Right now, my Barnessa-McBarncat is at the edge of the bed where I am writing this. She is curled into a perfect circle. A perfect cell.
Detour: What am I still feeding cancer?
I close my eyes, place my hands on my belly. I love her roundness. I love her heat.
Hello, ghost-dad. It is always you, isn’t it? I want you to see me claim every inch of space in my life. I want you to read my book. I want you to be flesh.
I am of your flesh. Your polio-eaten flesh. Your heart-attacked flesh. Your internalized shame.
I am feeding cancer you and I can’t let you go.
You are dead and you are living.
You are my cells and you are not my cells.
There is that part of me that wants to be with you.
That is you.
Dear carcinoembrionic antigen, what do you need?
I need you to wash the stickiness off your feet. I need you to stand in the sun. I need you to be both living and dying. I need you to tell your organs that you have already met me and we shook hands and you said farewell, only you never say farewell completely. You hold to ghosts. You hold to shadow. You do not wash your hands. So I am ghosting your blood, shadowing your scans, blurring your thoughts. Look at me, look at me, look at what you’re holding now. Do you need me? That is the question to ask. Do you need me?
Tricksy, cancer.
I have held on to you, it’s true. Memorized recurrence statistics, even though I hate numbers. You are a typo in my genetic code. You are the crack that lets the light in, the magnifying glass that reveals my patterns. You are my killer and my friend.
Truth: I believe you will come back because I bring everything dead back. I am a ghost gatherer.
U-Turn: I do not have to bring everything dead back.

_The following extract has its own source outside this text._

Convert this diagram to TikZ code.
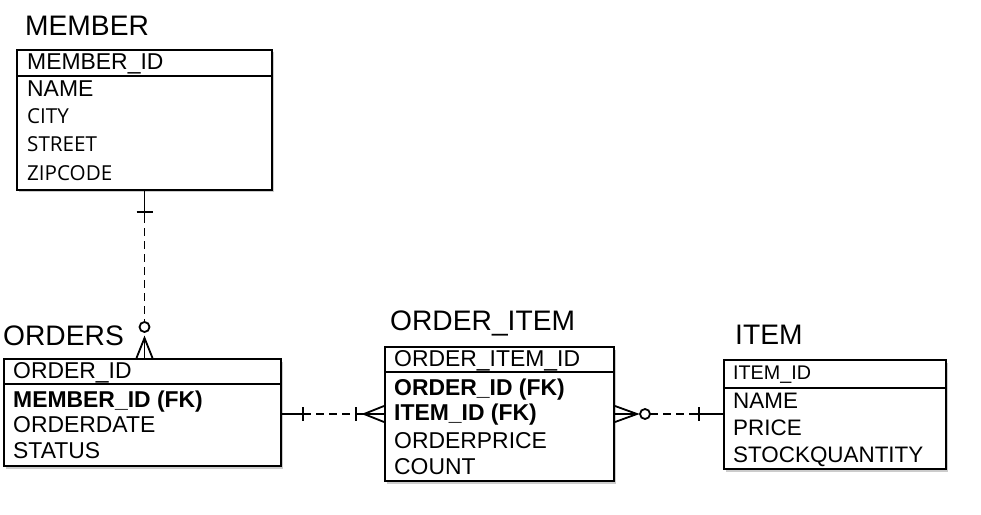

I reach for you in the elevator. I walk up your spine in the night. I crawl in your liver and lungs, but I do not have to stay.
How can I help?
Let go of my hand. It is possible to have met each other and to leave each other.
Cancer is about dissolving the binary.
Barnessa is snoring. Her paws are kicking in her dreams. She is here and she is chasing rabbits. I am hot and I am cold. My body is making new cells and letting old ones go.
The sky is flat pale blue, and I am hungry.